As a former White House Communications Director, Olivia Pope is now the head of her own legal firm, as well as five other tough staff members from dramatic walks of life.

This team of legal gladiators is set to operate in a very professional way. 

Everyone in Olivia Pope and Associates is always ten steps ahead of whatever situation they face. 

When it comes time to investigate a case, everyone gets right to work. 

No one wastes any time asking the tough questions, finding out exactly what they need from their client or anyone else involved.

“Scandal” tends to cover a web of information during each episode. 

If you enjoy connecting the dots between a variety of different characters, “Scandal” will bring you just that. 

Even in season one, there’s a lot of background information that sheds a whole new light on the characters. 

When a new employee for the law firm gets too emotionally involved in a case, she’s told never to cry because Olivia Pope doesn’t cry. 

Later on in the season when Olivia is caught crying, we see that there’s still a human side to her. 

She’s really intimidating and professional when she wants to be, but sometimes she needs a break.

For me, the show started strong, but as season one progressed, it slowed down a little. 

I understand that season one is going to be more focused on character development, but I expect later seasons of “Scandal” to only increase in quality.

 

By JENNIFER ARBITTER

Mass Comm Critic

“Scandal” is creator Shonda Rhimes’s (Grey’s Anatomy, Private Practice) latest contribution to television, and it is marvelously crazy.  Most of the characters, including the President of the United States, are driven by their basest desires.  That means just about anything can happen, and it does.

The show centers on “fixer” Olivia Pope (Kerry Washington) and her employees.  As the title implies, they help Washington’s elite dig themselves out from under scandal.  However, Olivia and her crew also have plenty of skeletons in their own closets.  This season (the second) has focused primarily on those skeletons.

The plots move extremely fast.  For instance, there was an assassination attempt on the president, something that would usually be an end-of-the-season cliffhanger.  This took place early this season, and the mystery was solved just a few episodes later.   

However, just because the mystery was solved, that doesn’t mean that “justice” was served.  Viewers might become frustrated at the lack of consequences for the power elite.
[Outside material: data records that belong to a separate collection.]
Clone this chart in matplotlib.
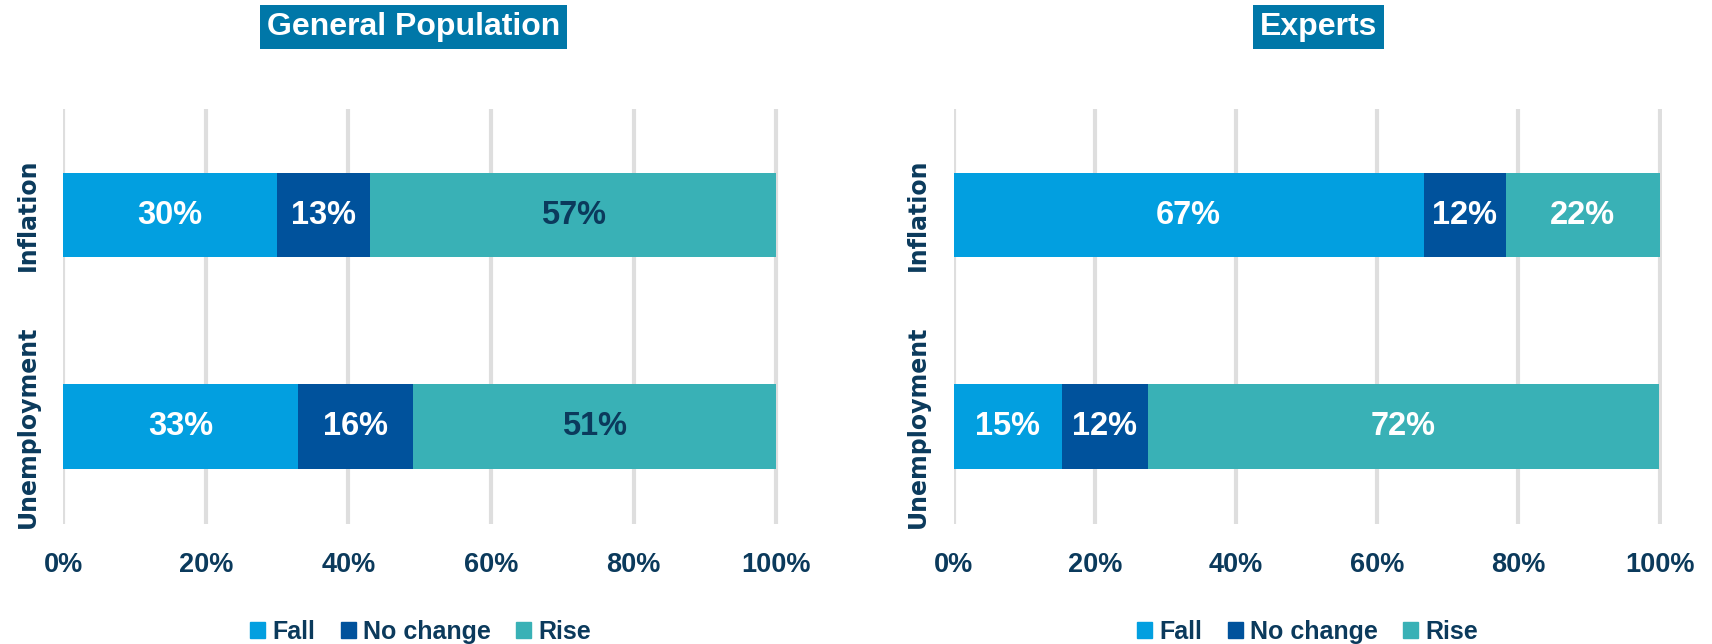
import numpy as np
import matplotlib
matplotlib.use('Agg')
from matplotlib import pyplot as plt
from matplotlib.patches import Patch

categories = ['Inflation', 'Unemployment']
series = ['Fall', 'No change', 'Rise']
panels = ['General Population', 'Experts']

# values in %, per panel: rows = categories, cols = series
gen_fall = [30, 33]
gen_nochange = [13, 16]
gen_rise = [57, 51]
exp_fall = [66.6, 15.3]
exp_nochange = [11.6, 12.2]
exp_rise = [21.8, 72.4]

ticks = [0, 20, 40, 60, 80, 100]
tick_labels = ['0%', '20%', '40%', '60%', '80%', '100%']

colors = ['#029fe0', '#00529c', '#39b1b6']
navy = '#0b3a5c'
title_bg = '#0077a8'
narrow = ['Liberation Sans', 'DejaVu Sans']

data = [
    [gen_fall, gen_nochange, gen_rise],
    [exp_fall, exp_nochange, exp_rise],
]
# label colours per panel and series
label_colors = [
    ['white', 'white', navy],
    ['white', 'white', 'white'],
]

fig = plt.figure(figsize=(17.12, 6.44), dpi=100)
axes = [fig.add_axes([0.0368, 0.1863, 0.418, 0.644]),
        fig.add_axes([0.557, 0.1863, 0.4136, 0.644])]
title_x = [0.2414, 0.770]

y = np.arange(len(categories))
for p, ax in enumerate(axes):
    left = np.zeros(len(categories))
    for s, name in enumerate(series):
        vals = np.array(data[p][s], dtype=float)
        bars = ax.barh(y, vals, left=left, height=0.40, color=colors[s],
                       label=name, zorder=3)
        for b, v in zip(bars, vals):
            ax.text(b.get_x() + b.get_width() / 2, b.get_y() + b.get_height() / 2,
                    f'{v:.0f}%', ha='center', va='center', fontsize=23.5,
                    fontweight='bold', color=label_colors[p][s], family=narrow,
                    zorder=4)
        left += vals

    ax.set_xlim(0, 100.3)
    ax.set_ylim(1.46, -0.5)
    ax.set_xticks(ticks)
    ax.set_xticklabels(tick_labels, fontsize=19.5, fontweight='bold', color=navy,
                       family=narrow)
    ax.set_yticks(y)
    ax.set_yticklabels(categories, rotation=90, va='center', fontsize=17,
                       fontweight='bold', color=navy)
    ax.tick_params(axis='both', length=0)
    ax.tick_params(axis='x', pad=20)
    ax.tick_params(axis='y', pad=17)
    ax.grid(axis='x', color='#dedede', linewidth=3, zorder=0)
    for sp in ax.spines.values():
        sp.set_visible(False)

    handles = [Patch(color=c, label=n) for c, n in zip(colors, series)]
    ax.legend(handles=handles, loc='center', bbox_to_anchor=(0.5, -0.26), ncol=3,
              frameon=False, handlelength=0.6, handleheight=0.6, handletextpad=0.3,
              columnspacing=1.0, prop={'family': narrow, 'weight': 'bold', 'size': 18},
              labelcolor=navy)

    fig.text(title_x[p], 0.958, panels[p], ha='center', va='center', fontsize=23,
             fontweight='bold', color='white', family=narrow,
             bbox=dict(facecolor=title_bg, edgecolor='none', pad=5))

fig.savefig('out.png', dpi=100)
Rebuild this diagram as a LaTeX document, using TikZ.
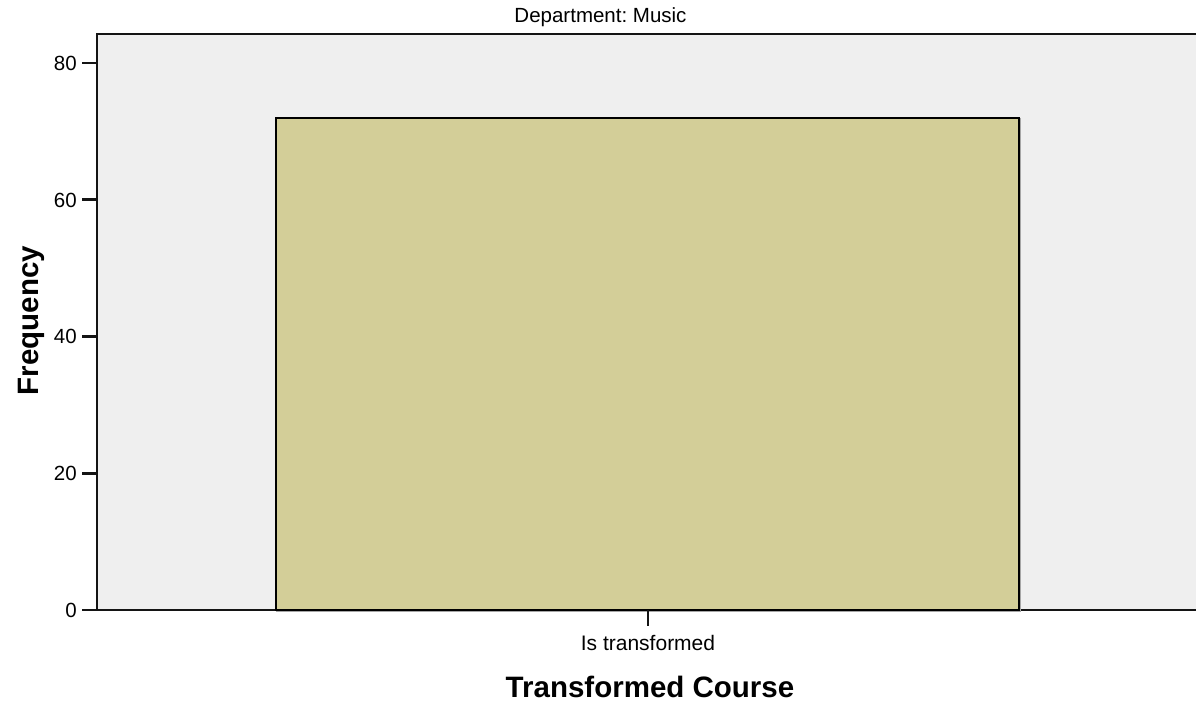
\documentclass[tikz,border=0pt]{standalone}
\usepackage{fontspec}
\setmainfont{Liberation Sans}
\frenchspacing
\definecolor{plotbg}{RGB}{239,239,239}
\definecolor{barfill}{RGB}{211,206,152}
\definecolor{axisline}{RGB}{20,20,20}
\begin{document}
\begin{tikzpicture}[x=1pt,y=-1pt,
  ticklab/.style={font=\fontsize{20.5}{24}\selectfont, inner sep=0pt, anchor=base east},
  tickmark/.style={draw=axisline, line width=2.6pt},
  axislab/.style={font=\fontsize{29.5}{34}\selectfont\bfseries, inner sep=0pt, anchor=base},
  plain/.style={font=\fontsize{21}{24}\selectfont, inner sep=0pt, anchor=base}]
\useasboundingbox (0,0) rectangle (1196,704);
% plot area
\fill[plotbg] (97,34) rectangle (1196,610);
\draw[axisline, line width=1.5pt] (1196,34) -- (97,34) -- (97,610) -- (1196,610);
% bar with faint shadow
\draw[gray!70, line width=2.8pt] (277,611) rectangle (1020,119);
\draw[fill=barfill, draw=black, line width=2.8pt] (276,610) rectangle (1019,118);
% y ticks
\foreach \v/\yy in {0/610,20/473.25,40/336.5,60/199.75,80/63}{
  \draw[tickmark] (82,\yy) -- (97,\yy);
  \node[ticklab] (t\v) at (77,\yy+7.4) {\v};
}
% x tick
\draw[tickmark] (648,610) -- (648,626);
\node[plain] (xlab) at (648,650) {Is transformed};
% titles
\node[plain, font=\fontsize{20.5}{23}\selectfont] (title) at (600.5,22.5) {Department: Music};
\node[axislab] (xtitle) at (650,697) {Transformed Course};
\node[axislab, rotate=90] (ytitle) at (38,320.5) {Frequency};
\end{tikzpicture}
\end{document}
Typical of Rhimes’s shows, there is a very diverse cast.  What makes the show different from her other workplace dramas is that what happens in this workplace could affect the entire country.  

Most of the plots are ripped from the headlines, like in the Law and Order shows.  Leaders have affairs; terrorists plot; elections are rigged.  

I hope that the real movers and shakers of Washington use more superego and less id, but part of the fun of television is watching people get away with stuff you would never try.  

Suspend disbelief and enjoy the ride.